───── RECORDS FOR THE TASK

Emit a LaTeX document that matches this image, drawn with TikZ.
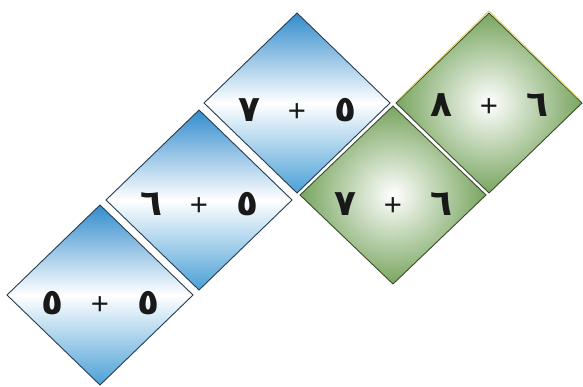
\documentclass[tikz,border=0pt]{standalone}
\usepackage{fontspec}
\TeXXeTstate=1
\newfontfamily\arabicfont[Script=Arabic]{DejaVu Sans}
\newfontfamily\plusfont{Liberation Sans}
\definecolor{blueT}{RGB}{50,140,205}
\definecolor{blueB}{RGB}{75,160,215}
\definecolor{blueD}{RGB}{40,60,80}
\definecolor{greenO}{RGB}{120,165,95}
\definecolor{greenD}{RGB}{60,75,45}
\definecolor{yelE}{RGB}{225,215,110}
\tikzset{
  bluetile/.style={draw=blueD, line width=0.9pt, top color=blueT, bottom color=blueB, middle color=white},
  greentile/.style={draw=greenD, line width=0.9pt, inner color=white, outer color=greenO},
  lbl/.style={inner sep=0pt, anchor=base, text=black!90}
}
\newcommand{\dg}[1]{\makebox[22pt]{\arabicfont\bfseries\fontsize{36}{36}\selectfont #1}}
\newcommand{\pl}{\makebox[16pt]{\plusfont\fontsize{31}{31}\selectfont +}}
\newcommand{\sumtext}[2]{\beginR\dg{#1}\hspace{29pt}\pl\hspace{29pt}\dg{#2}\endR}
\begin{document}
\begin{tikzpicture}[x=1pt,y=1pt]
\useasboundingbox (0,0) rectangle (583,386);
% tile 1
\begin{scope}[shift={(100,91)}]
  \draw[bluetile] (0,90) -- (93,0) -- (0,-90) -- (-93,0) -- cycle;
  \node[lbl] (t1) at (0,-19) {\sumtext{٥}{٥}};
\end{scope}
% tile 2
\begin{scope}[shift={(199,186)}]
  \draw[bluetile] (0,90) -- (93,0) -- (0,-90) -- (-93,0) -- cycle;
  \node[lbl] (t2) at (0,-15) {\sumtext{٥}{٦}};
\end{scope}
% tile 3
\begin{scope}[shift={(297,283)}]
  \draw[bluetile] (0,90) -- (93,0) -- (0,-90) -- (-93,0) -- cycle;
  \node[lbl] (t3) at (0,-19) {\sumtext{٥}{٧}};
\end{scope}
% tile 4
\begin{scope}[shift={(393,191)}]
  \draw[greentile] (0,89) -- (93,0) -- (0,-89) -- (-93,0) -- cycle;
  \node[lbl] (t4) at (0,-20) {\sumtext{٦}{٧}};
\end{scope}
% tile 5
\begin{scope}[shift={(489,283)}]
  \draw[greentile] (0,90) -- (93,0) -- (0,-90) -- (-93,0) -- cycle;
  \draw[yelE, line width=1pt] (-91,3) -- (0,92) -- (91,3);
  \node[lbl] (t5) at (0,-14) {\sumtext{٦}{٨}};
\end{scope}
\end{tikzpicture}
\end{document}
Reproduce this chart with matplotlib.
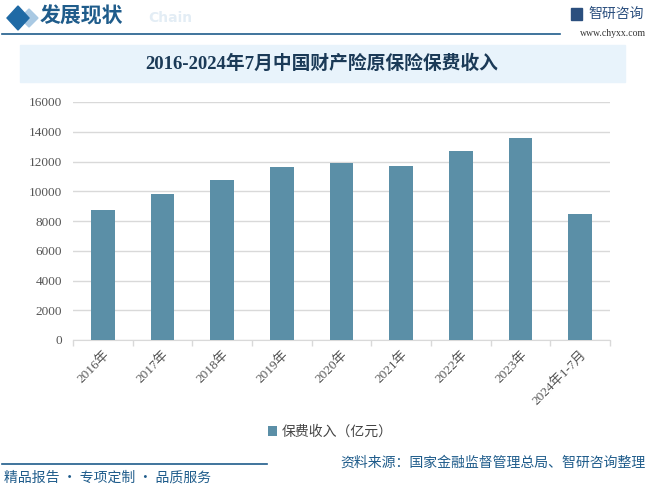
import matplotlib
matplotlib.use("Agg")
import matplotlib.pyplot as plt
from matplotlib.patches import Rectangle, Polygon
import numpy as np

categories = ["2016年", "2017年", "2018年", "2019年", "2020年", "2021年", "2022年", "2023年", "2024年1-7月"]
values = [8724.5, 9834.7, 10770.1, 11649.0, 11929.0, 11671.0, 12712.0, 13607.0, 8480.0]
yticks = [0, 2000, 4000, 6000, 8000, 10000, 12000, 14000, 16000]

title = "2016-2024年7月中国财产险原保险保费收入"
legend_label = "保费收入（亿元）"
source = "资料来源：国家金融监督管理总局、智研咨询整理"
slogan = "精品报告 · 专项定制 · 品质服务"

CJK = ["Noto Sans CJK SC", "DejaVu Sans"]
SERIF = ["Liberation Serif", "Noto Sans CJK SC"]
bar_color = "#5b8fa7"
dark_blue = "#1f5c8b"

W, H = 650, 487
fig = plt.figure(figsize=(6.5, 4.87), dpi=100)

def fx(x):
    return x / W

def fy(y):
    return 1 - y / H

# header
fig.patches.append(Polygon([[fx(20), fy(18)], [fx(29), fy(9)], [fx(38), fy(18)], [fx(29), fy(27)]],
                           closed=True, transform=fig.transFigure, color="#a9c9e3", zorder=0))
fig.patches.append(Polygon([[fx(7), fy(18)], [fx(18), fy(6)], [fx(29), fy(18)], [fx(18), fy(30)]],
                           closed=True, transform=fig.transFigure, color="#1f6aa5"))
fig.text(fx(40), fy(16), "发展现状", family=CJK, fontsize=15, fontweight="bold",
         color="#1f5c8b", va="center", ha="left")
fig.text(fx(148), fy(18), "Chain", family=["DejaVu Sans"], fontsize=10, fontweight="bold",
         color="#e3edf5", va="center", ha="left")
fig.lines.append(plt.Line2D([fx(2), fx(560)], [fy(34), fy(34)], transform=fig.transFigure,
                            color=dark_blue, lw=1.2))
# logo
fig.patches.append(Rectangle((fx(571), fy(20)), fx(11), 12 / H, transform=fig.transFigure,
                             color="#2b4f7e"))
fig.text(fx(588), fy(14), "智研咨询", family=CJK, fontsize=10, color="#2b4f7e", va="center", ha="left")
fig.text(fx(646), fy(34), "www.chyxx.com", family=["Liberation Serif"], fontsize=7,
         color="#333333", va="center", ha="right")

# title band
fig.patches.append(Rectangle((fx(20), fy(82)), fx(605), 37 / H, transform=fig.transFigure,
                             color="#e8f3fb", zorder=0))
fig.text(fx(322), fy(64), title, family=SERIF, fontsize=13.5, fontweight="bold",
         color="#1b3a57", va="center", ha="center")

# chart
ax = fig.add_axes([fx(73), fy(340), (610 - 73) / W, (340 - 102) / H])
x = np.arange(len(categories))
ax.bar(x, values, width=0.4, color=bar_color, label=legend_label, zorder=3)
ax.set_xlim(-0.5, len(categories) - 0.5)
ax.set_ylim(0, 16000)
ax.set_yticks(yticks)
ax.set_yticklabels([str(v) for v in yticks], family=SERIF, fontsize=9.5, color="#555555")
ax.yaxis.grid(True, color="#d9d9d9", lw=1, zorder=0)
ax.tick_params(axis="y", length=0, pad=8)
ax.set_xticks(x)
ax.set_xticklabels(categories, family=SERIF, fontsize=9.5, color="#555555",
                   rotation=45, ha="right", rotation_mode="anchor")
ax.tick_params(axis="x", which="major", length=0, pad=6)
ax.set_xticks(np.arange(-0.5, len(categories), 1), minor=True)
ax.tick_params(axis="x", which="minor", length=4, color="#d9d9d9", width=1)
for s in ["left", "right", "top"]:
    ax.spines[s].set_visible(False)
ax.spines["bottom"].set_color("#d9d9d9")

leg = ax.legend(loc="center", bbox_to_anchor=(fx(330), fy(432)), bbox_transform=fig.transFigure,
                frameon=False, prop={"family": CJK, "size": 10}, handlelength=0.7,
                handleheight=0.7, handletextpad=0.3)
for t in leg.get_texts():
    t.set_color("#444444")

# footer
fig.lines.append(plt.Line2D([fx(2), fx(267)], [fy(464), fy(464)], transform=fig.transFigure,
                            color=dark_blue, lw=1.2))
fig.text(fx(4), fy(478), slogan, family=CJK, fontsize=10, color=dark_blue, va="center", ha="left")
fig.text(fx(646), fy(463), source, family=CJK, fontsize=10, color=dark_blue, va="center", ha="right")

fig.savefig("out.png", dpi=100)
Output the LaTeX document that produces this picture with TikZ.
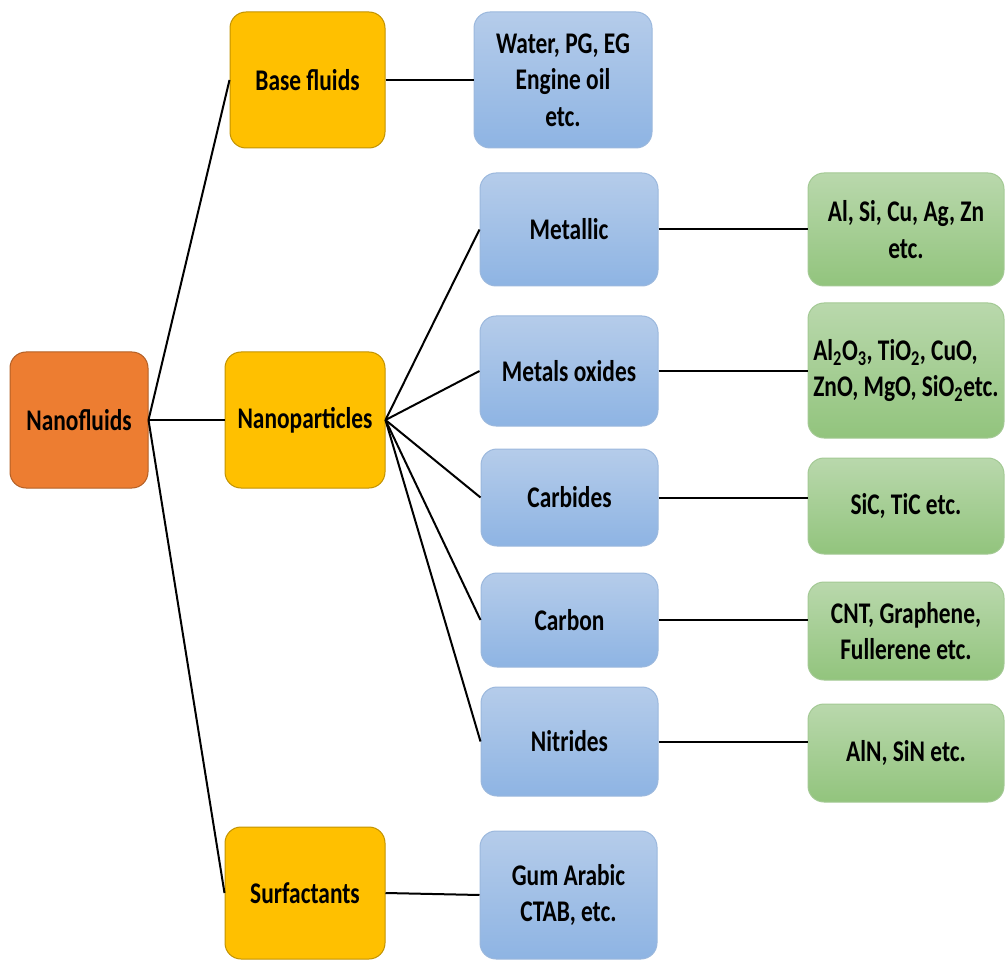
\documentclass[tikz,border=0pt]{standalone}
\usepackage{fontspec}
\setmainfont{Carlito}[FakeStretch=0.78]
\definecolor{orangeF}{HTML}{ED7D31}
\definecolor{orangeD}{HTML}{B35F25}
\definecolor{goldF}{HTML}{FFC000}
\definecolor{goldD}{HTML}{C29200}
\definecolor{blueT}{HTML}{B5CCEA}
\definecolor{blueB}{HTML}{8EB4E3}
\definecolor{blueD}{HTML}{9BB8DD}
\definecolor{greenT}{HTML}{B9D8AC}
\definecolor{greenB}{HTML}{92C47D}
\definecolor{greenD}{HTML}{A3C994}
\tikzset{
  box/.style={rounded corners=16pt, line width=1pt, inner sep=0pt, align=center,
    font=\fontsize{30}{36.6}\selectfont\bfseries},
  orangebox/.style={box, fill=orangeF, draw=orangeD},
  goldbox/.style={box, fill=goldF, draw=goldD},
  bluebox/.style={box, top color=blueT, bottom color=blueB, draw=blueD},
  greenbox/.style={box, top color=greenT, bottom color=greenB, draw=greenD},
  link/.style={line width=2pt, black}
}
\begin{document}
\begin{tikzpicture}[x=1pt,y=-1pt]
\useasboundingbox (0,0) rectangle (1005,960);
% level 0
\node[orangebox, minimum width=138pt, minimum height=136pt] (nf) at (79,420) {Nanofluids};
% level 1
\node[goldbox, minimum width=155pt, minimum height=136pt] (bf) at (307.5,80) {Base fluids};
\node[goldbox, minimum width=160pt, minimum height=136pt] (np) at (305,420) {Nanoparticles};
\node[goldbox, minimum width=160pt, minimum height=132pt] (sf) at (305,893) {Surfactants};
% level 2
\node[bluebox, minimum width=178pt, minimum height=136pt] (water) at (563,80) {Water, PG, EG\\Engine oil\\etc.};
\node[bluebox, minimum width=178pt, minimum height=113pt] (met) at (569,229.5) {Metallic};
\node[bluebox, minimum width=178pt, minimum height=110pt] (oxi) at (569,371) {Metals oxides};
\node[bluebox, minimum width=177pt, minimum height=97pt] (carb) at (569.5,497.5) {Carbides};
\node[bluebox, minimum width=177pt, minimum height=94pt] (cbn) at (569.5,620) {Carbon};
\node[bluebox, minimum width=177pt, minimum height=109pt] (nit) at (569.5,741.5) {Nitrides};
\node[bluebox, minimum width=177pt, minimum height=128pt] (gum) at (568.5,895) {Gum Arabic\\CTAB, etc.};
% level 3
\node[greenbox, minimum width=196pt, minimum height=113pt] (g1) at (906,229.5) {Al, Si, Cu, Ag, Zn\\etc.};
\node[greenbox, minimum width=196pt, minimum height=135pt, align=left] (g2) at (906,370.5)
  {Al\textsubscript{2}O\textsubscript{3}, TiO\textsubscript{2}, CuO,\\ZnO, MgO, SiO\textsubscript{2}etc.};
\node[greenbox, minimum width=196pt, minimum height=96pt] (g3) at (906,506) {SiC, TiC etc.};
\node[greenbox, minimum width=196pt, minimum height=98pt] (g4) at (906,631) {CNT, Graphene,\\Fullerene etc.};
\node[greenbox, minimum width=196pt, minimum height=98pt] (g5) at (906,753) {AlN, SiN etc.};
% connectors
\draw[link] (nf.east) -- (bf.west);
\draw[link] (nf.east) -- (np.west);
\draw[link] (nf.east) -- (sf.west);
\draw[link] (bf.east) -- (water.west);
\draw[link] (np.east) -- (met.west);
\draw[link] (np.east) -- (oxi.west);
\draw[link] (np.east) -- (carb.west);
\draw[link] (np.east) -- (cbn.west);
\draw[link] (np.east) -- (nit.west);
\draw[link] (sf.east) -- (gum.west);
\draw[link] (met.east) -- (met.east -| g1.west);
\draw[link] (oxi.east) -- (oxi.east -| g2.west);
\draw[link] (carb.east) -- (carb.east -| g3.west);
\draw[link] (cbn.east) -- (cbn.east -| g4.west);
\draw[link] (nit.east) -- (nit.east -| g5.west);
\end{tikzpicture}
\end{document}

──────────

_GOAL_
Where a line above holds the string "chart", show that line.

_THE SOLUTION_
Reproduce this chart with matplotlib.
# chart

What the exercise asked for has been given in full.